Es difícil transmitir cómo las paredes de un protocolario salón pueden tener tanta expresividad como la que se ha sentido en el inicio del pleno del Consejo General del Poder Judicial. Me refiero al momento en que el presidente, con la voz rota y la mirada absorta, nos ha anunciado el fallecimiento de nuestra compañera María Victoria Cinto. Nadie ha sido capaz de reaccionar y el silencio solo permitía escuchar los gritos de esas paredes y ese sillón, como si quisieran reclamar que ella estaba más presente que nunca.
Era de esas mujeres fuertes, capaz de mostrar los más delicados sentimientos y las más crudas verdades con una sutileza, pese a su franqueza, que no dejaba de sorprender a cuantos la rodeaban. No era una mujer de sensibleras emociones, aunque sí de sutiles sentimientos, que sabía transmitir con una sinceridad teñida de la vitalidad que rezumaba hasta en las más pequeñas relaciones.
Si algo la caracterizaba era su claridad, su saldar las deudas con su misma personalidad, sin traicionarse nunca, por más que en ello se empeñaran otros intereses, siempre más mezquinos que la coherencia de sus actuaciones. Y, sin embargo, sabía mantener una fidelidad en las relaciones personales que, sin traicionarse, ejerció de manera pulcra y constante, y añadía a esa forma tan peculiar de ser un optimismo contagioso, manifestado con vitalidad y simpatía.

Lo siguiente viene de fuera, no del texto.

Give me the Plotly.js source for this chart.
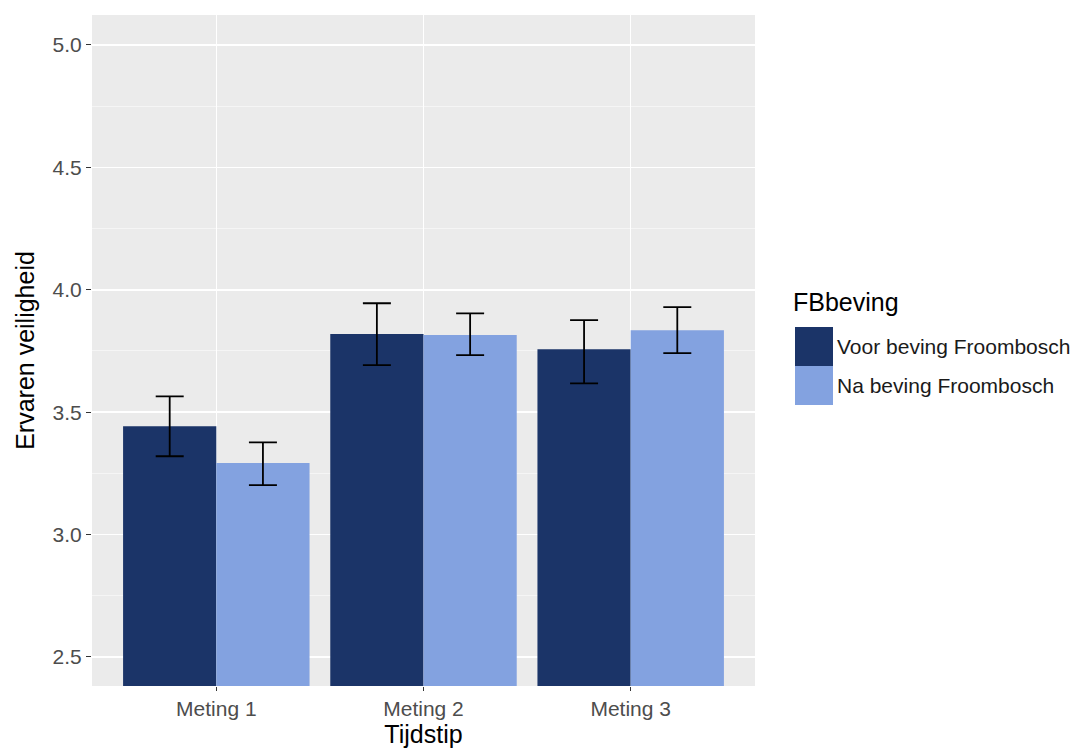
<!DOCTYPE html>
<html>
<head>
<meta charset="utf-8">
<script src="https://cdn.plot.ly/plotly-3.0.1.min.js"></script>
<style>
  html, body { margin: 0; padding: 0; background: #ffffff; }
  #chart { width: 1076px; height: 749px; }
</style>
</head>
<body>
<div id="chart"></div>
<script>
// ---- data ----
const categories = ["Meting 1", "Meting 2", "Meting 3"];
const groupNames = ["Voor beving Froombosch", "Na beving Froombosch"];
const voorMean  = [3.443, 3.819, 3.757];
const voorUpper = [3.565, 3.945, 3.876];
const voorLower = [3.320, 3.692, 3.618];
const naMean    = [3.292, 3.815, 3.835];
const naUpper   = [3.377, 3.904, 3.929];
const naLower   = [3.202, 3.733, 3.741];
const yTickVals = [2.5, 3.0, 3.5, 4.0, 4.5, 5.0];
const yTickText = ["2.5", "3.0", "3.5", "4.0", "4.5", "5.0"];
const yMinorVals = [2.75, 3.25, 3.75, 4.25, 4.75];

const darkBlue = "#1B3468";
const lightBlue = "#83A2E0";
const FONT = "Liberation Sans, Arial, sans-serif";

function errPlus(m, u) { return m.map((v, i) => u[i] - v); }
function errMinus(m, l) { return m.map((v, i) => v - l[i]); }

const errStyle = { type: "data", symmetric: false, color: "#000000", thickness: 1.8, width: 14 };

const traces = [
  {
    type: "bar", name: groupNames[0], x: categories, y: voorMean,
    marker: { color: darkBlue, line: { width: 0 } },
    error_y: Object.assign({ array: errPlus(voorMean, voorUpper), arrayminus: errMinus(voorMean, voorLower) }, errStyle),
    showlegend: false, hoverinfo: "x+y"
  },
  {
    type: "bar", name: groupNames[1], x: categories, y: naMean,
    marker: { color: lightBlue, line: { width: 0 } },
    error_y: Object.assign({ array: errPlus(naMean, naUpper), arrayminus: errMinus(naMean, naLower) }, errStyle),
    showlegend: false, hoverinfo: "x+y"
  }
];

// plot-area geometry (pixels) used to place the hand-drawn legend
const W = 1076, H = 749;
const M = { l: 92, r: 321, t: 15, b: 63 };
const pw = W - M.l - M.r, ph = H - M.t - M.b;
const px = x => (x - M.l) / pw;
const py = y => (H - M.b - y) / ph;

const legendKeys = [darkBlue, lightBlue];
const shapes = legendKeys.map((c, i) => ({
  type: "rect", xref: "paper", yref: "paper",
  x0: px(795), x1: px(833), y0: py(327 + 39 * i), y1: py(366 + 39 * i),
  fillcolor: c, line: { width: 0 }
}));

const annotations = [
  { text: "FBbeving", xref: "paper", yref: "paper", x: px(791), y: py(302),
    xanchor: "left", yanchor: "middle", showarrow: false,
    font: { family: FONT, size: 25, color: "#000000" } }
].concat(groupNames.map((g, i) => ({
  text: g, xref: "paper", yref: "paper", x: px(835), y: py(346 + 39 * i),
  xanchor: "left", yanchor: "middle", showarrow: false,
  font: { family: FONT, size: 21, color: "#1a1a1a" }
})));

const layout = {
  width: W, height: H,
  margin: M,
  paper_bgcolor: "#ffffff",
  plot_bgcolor: "#EBEBEB",
  barmode: "group",
  bargap: 0.1,
  bargroupgap: 0,
  showlegend: false,
  font: { family: FONT },
  xaxis: {
    type: "category",
    range: [-0.6, 2.6],
    showgrid: true, gridcolor: "#ffffff", gridwidth: 1.5,
    zeroline: false, showline: false,
    ticks: "outside", ticklen: 4, tickwidth: 1, tickcolor: "#333333",
    tickfont: { size: 21, color: "#4D4D4D" },
    title: { text: "Tijdstip", font: { size: 25, color: "#000000" }, standoff: 2 }
  },
  yaxis: {
    range: [2.3815, 5.1225],
    tickvals: yTickVals, ticktext: yTickText,
    showgrid: true, gridcolor: "#ffffff", gridwidth: 1.5,
    minor: { tickvals: yMinorVals, showgrid: true, gridcolor: "#F7F7F7", gridwidth: 0.8, ticks: "" },
    zeroline: false, showline: false,
    ticks: "outside", ticklen: 5, tickwidth: 1, tickcolor: "#333333",
    tickfont: { size: 21, color: "#4D4D4D" },
    title: { text: "Ervaren veiligheid", font: { size: 25, color: "#000000" }, standoff: 10 }
  },
  shapes: shapes,
  annotations: annotations
};

Plotly.newPlot("chart", traces, layout, { displayModeBar: false, staticPlot: true });
</script>
</body>
</html>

La delataba esa sonrisa permanente, esa expresividad relajada ante cualquier contrariedad, grande o pequeña. Esa mirada profunda y cercana. Esa palabra oportuna, por dura que fuera. Con ese equipaje era capaz de derribar todos los muros, y esa fue su actitud en esa larga y canallesca enfermedad a la que se enfrentó con valentía, desafiando un destino cruel.
Haber compartido cotidianamente con ella tantos años en plenos, comisiones e informes en esta aventurada travesía profesional ha sido de lo más enriquecedor. No solo por su laboriosa aportación jurídica en todo lo que tenía asumido. En especial, por ese carácter de reflexión profunda que tenía tan presente, que era capaz de transmitir de una forma llana, como si fuera fruto de la improvisación, y que obligaba a quien la escuchaba a terminar reconociendo su escasa ligereza y la sutil lógica de sus propuestas.
"Era de esas mujeres que nunca necesitó hacer valer condición alguna, porque la consideraba innata y a nadie toleraba cuestionarla"
Su bagaje jurídico, curtido en años de profesionalidad intensa y laboriosa, ha supuesto una aportación de suma importancia en todo cuanto esta carrera judicial le demandó. Porque siempre sintió su ejercicio como una sublime potestad de servicio a una sociedad a la que siempre sintió poder mejorar; pudiendo decir que nada le debe, sino que débasele cuanto ella ha puesto a esa mejora, inspirada por un arraigado sentido de la equidad que siempre tuvo presente y que era fruto de sus férreas convicciones, que solo admiten un calificativo: un vehemente y apasionado humanismo.
Era de esas mujeres que nunca necesitó hacer valer condición alguna, porque la consideraba innata y a nadie toleraba cuestionarla. Supo poner en todo momento su más valiente convicción en pro de una igualdad que para ella no era un derecho, sino una evidencia, inspiradora de todas sus decisiones, grandes o pequeñas. Nunca toleró en su presencia que pudiera mancillarse la dignidad de la mujer sin que su más vehemente reacción saliera a flor de piel, incluido el oportuno gracejo, ínsito en el más duro razonamiento, capaz de disipar todo descabellado argumento.
Pero su delicada fortaleza se ha proyectado en la permanente actitud de concordia que, en las vicisitudes de un cargo de difícil ejercicio, siempre supo situarse en una actitud de extremada conciliación en las complejas decisiones de esta polémica institución. Una que requiere de personas capaces de arañar, a cada propuesta, a cada asunto, el matiz, por ínfimo que sea. Ese que puede ser el germen de la decisión conjunta, del acercamiento entre desiguales, para lo que tenía una maestría sublime.
Y el amor a su tierra vasca…, sin aspavientos, sin primacías, sin añoranzas, como un sentimiento incardinado en su más profunda capacidad de amar. Hasta el punto de que siempre designaba a sus seres más queridos y cercados en su lengua. Seres que hoy la lloran, pero que pueden tener bien presente que la lloramos muchos: por lo que fue, por lo que nos enseñó y porque la llevaremos siempre con nosotros. Será un hasta siempre.
*** Victoria Cinto, vocal del Consejo General del Poder Judicial y expresidenta de la Audiencia Provincial de Guipúzcoa, ha muerto a los 63 años.